We have also been cutting willows in the old silt pond near the Centre, although here they grow back vigorously. Our last task there was the Thursday before Christmas and despite the lure (?) of Christmas shopping there was a good turn out then too. We always try to make positive use of the cuttings where we can, today we were making a dead hedge which will probably grow up with brambles giving some valuable habitat. The dead twigs are also a valuable habitat in their own right, we are often told of the value of log piles for wildlife, but deadwood does not have to be large to be good for wildlife lots of species will use smaller deadwood.

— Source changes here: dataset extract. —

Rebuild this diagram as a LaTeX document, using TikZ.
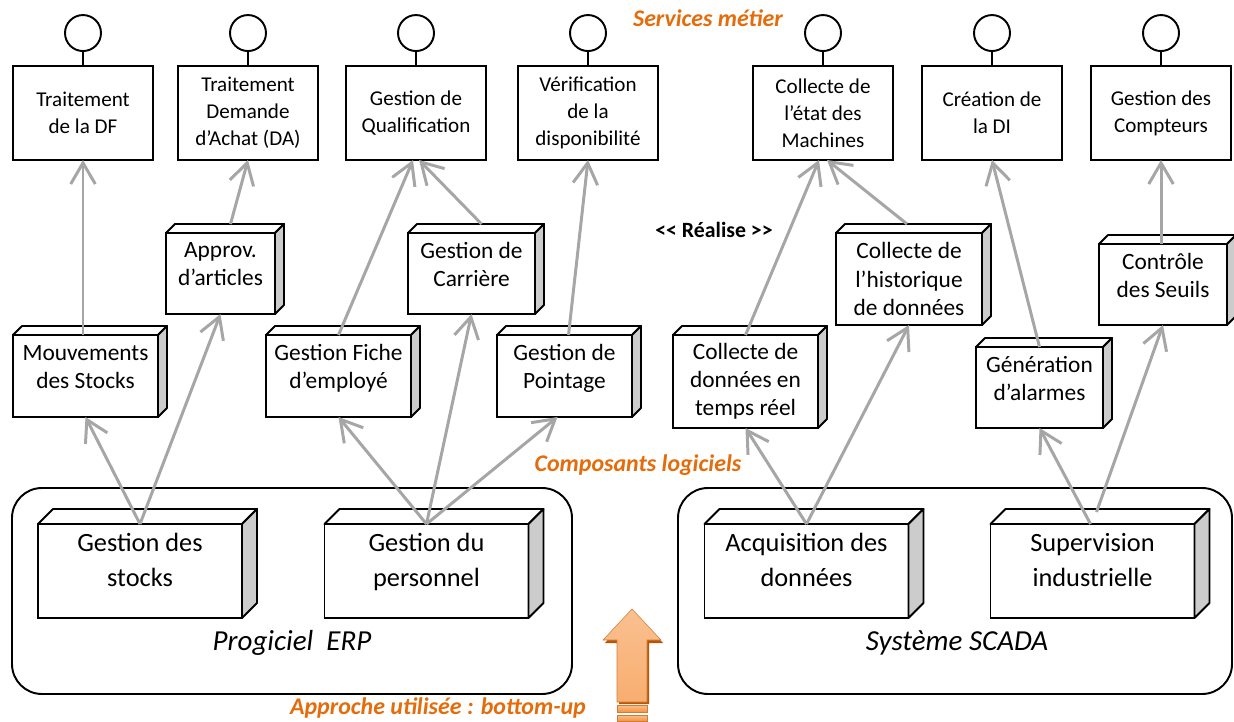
\documentclass[tikz,border=0pt]{standalone}
\usepackage{fontspec}
\setmainfont{Carlito}
\usetikzlibrary{positioning,calc,arrows.meta}

\definecolor{orangetxt}{RGB}{228,108,10}
\definecolor{flecheclair}{RGB}{250,192,144}
\definecolor{flechefonce}{RGB}{245,146,62}
\definecolor{flecheombre}{RGB}{182,87,8}

\newcommand{\relief}[2]{%
  \draw[line width=1.1pt,fill=white,line join=round] (#1.north west) -- ++(#2,#2) -- ($(#1.north east)+(#2,#2)$) -- (#1.north east) -- cycle;
  \draw[line width=1.1pt,fill=black!20,line join=round] (#1.north east) -- ++(#2,#2) -- ($(#1.south east)+(#2,#2)$) -- (#1.south east) -- cycle;
}

\tikzset{
  service/.style={draw,line width=1.1pt,fill=white,outer sep=0pt,minimum width=2.8cm,minimum height=1.88cm,
    align=center,font=\fontsize{12}{15.3}\selectfont},
  iface/.style={draw,line width=1.1pt,circle,minimum size=0.72cm,inner sep=0pt},
  comp/.style={draw,line width=1.1pt,fill=white,outer sep=0pt,align=center,
    font=\fontsize{13.3}{16}\selectfont},
  haut/.style={text depth=0.37cm},
  bigcomp/.style={comp,minimum width=4.08cm,minimum height=1.88cm,text depth=0.44cm,
    font=\fontsize{15}{19.8}\selectfont},
  realise/.style={draw=black!35,line width=1.7pt,-{Straight Barb[length=12pt,width=14pt]}},
  groupe/.style={draw,line width=1.1pt,rounded corners=0.6cm},
  grouptxt/.style={font=\fontsize{16.5}{19}\selectfont\itshape},
  titre/.style={text=orangetxt,font=\fontsize{13.6}{16}\selectfont\bfseries\itshape},
}

\begin{document}
\begin{tikzpicture}[x=0.02cm,y=0.02cm]
  \useasboundingbox (0,0) rectangle (1234,-722);

  \draw[groupe] (12,-488) rectangle (572,-694);
  \draw[groupe] (678,-488) rectangle (1232,-694);
  \node[grouptxt] (erp) at (292,-643) {Progiciel\ \ ERP};
  \node[grouptxt] (scada) at (957,-643) {Système SCADA};

  \node[service] (s1) at (83,-113) {Traitement\\de la DF};
  \node[service] (s2) at (248,-113) {Traitement\\Demande\\d’Achat (DA)};
  \node[service] (s3) at (416,-113) {Gestion de\\Qualification};
  \node[service] (s4) at (588,-113) {Vérification\\de la\\disponibilité};
  \node[service] (s5) at (823,-113) {Collecte de\\l’état des\\Machines};
  \node[service] (s6) at (992,-113) {Création de\\la DI};
  \node[service] (s7) at (1161,-113) {Gestion des\\Compteurs};
  \foreach \s in {s1,s2,s3,s4,s5,s6,s7} {
    \node[iface,above=0.28cm of \s] (\s-i) {};
    \draw[line width=1.1pt] (\s-i) -- (\s);
  }

  \node[comp,haut,minimum width=2.9cm,minimum height=1.64cm] (mvt) at (85.5,-376) {Mouvements\\des Stocks};
  \node[comp,haut,minimum width=2.18cm,minimum height=1.62cm] (appro) at (220.5,-273.5) {Approv.\\d’articles};
  \node[comp,haut,minimum width=2.9cm,minimum height=1.64cm] (fiche) at (338.5,-376) {Gestion Fiche\\d’employé};
  \node[comp,haut,minimum width=2.54cm,minimum height=1.62cm] (carriere) at (471.5,-273.5) {Gestion de\\Carrière};
  \node[comp,haut,minimum width=2.7cm,minimum height=1.64cm] (pointage) at (564.5,-376) {Gestion de\\Pointage};
  \node[comp,minimum width=2.9cm,minimum height=1.86cm] (tempsreel) at (745.5,-381.5) {Collecte de\\données en\\temps réel};
  \node[comp,minimum width=2.92cm,minimum height=1.84cm] (historique) at (909,-279) {Collecte de\\l’historique\\de données};
  \node[comp,haut,minimum width=2.54cm,minimum height=1.62cm] (alarmes) at (1039.5,-387.5) {Génération\\d’alarmes};
  \node[comp,haut,minimum width=2.56cm,minimum height=1.62cm] (seuils) at (1163,-284.5) {Contrôle\\des Seuils};

  \node[bigcomp] (stocks) at (140,-571) {Gestion des\\stocks};
  \node[bigcomp] (personnel) at (426.5,-571) {Gestion du\\personnel};
  \node[bigcomp] (acquisition) at (806.5,-571) {Acquisition des\\données};
  \node[bigcomp] (supervision) at (1092.5,-571) {Supervision\\industrielle};

  \foreach \n/\d in {mvt/9,appro/9,fiche/9,carriere/9,pointage/9,tempsreel/9,historique/9,alarmes/9,seuils/9,
    stocks/15,personnel/15,acquisition/15,supervision/15}
    \relief{\n}{\d};

  \draw[realise] (s1.south |- mvt.north) -- (s1.south);
  \draw[realise] ($(appro.north)+(10,9)$) -- (s2.south);
  \draw[realise] (fiche.north) -- ($(s3.south)+(-3,0)$);
  \draw[realise] ($(carriere.north)+(10,9)$) -- ($(s3.south)+(3,0)$);
  \draw[realise] ($(pointage.north)+(4,0)$) -- (s4.south);
  \draw[realise] (tempsreel.north) -- ($(s5.south)+(-4,0)$);
  \draw[realise] ($(historique.north)+(-2,9)$) -- ($(s5.south)+(4,0)$);
  \draw[realise] (alarmes.north) -- (s6.south);
  \draw[realise] (s7.south |- seuils.north) -- (s7.south);

  \draw[realise] (stocks.north) -- (mvt.south);
  \draw[realise] (stocks.north) -- (appro.south);
  \draw[realise] (personnel.north) -- (fiche.south);
  \draw[realise] (personnel.north) -- (carriere.south);
  \draw[realise] (personnel.north) -- ($(pointage.south)+(-7,0)$);
  \draw[realise] (acquisition.north) -- (tempsreel.south);
  \draw[realise] (acquisition.north) -- (historique.south);
  \draw[realise] ($(supervision.north)+(-2,0)$) -- (alarmes.south);
  \draw[realise] ($(supervision.north)+(4,12)$) -- (seuils.south);

  \node[titre] (metier) at (708,-18) {Services métier};
  \node[titre] (logiciels) at (638,-465) {Composants logiciels};
  \node[titre,anchor=east] (approche) at (592,-708) {Approche utilisée : bottom-up};
  \node[font=\fontsize{12.4}{14}\selectfont\bfseries] (realisetxt) at (714,-230) {<{}< Réalise >{}>};

  \fill[flecheombre] (633,-611) -- (663,-643) -- (649,-643) -- (649,-704) -- (619,-704) -- (619,-643) -- (605,-643) -- cycle;
  \shade[top color=flecheclair,middle color=flechefonce,bottom color=flecheclair!60!flechefonce,
    draw=flechefonce!85!black,line width=0.3pt]
    (632,-609) -- (661,-640) -- (647,-640) -- (647,-702) -- (617,-702) -- (617,-640) -- (603,-640) -- cycle;
  \shade[top color=flecheclair,bottom color=flechefonce,draw=flechefonce!85!black,line width=0.3pt]
    (617,-705) rectangle (647,-712);
  \shade[top color=flecheclair,bottom color=flechefonce,draw=flechefonce!85!black,line width=0.3pt]
    (617,-715) rectangle (647,-721);
\end{tikzpicture}
\end{document}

The brash from the sallows near the Centre is being used to top the bank alongside the new path that is going in between the main car park and Goosander hide. I am hoping this bank will grow a bramble top which will provide cover for lots of species and nectar for insects and this will grow up in the shelter of the dead hedge.
Although the weather has turned colder so far it has not resulted in much change in the wildlife on offer on the reserve. There still appear to be 2 great white egret about, the regular bird, “Walter” mainly around Ivy Lake and usually roosting there each evening and the newer arrival which seems to prefer the area from the north of Ibsley Water and off the reserve towards Mockbeggar Lake and Ibsley North lakes. A bittern is still being seen somewhat intermittently from Ivy North hide, where there are also water rail and Cetti’s warbler. At the Woodland hide up to 3 brambling are being seen as are a few reed bunting along with all the regular woodland species. Under the alder carr just outside the Woodland hide there was a water rail feeding in the open for most of today in the wet area just by the path, giving a great opportunity to see this usually shy bird well.
On Ibsley Water the gull roost is still as large as ever and includes 2 or 3 Mediterranean gull, 2 different ring-billed gull (although it is some days since both were seen on the same evening), 10 or more yellow-legged gull and a few gulls that remain a challenge to even the most dedicated. If you look at enough gulls you realise there are a few that just don’t “fit”, perhaps hybrids or birds of more distant and unfamiliar races or just plain oddities. A Bewick’s swan made an appearance late yesterday, although it did not seem to come to roost this evening, so has perhaps moved on. On the eastern shore of the lake this morning there were at least 8 raven attracted by some carrion on the bank. In the evening a small roost of starling behind the Lapwing hide have been trying their best to put on a bit of a show, but with only about 2000 birds it is not quite ready to rival Rome city centre. Two snipe were very obliging in front of Tern hide this afternoon and a green sandpiper always seems to be there just after dark as I hear it calling when I lock the car park.
Don’t forget the Pop-up Café returns to Blashford on New Year’s Day, so you can come and see some great birds and eat great cake too!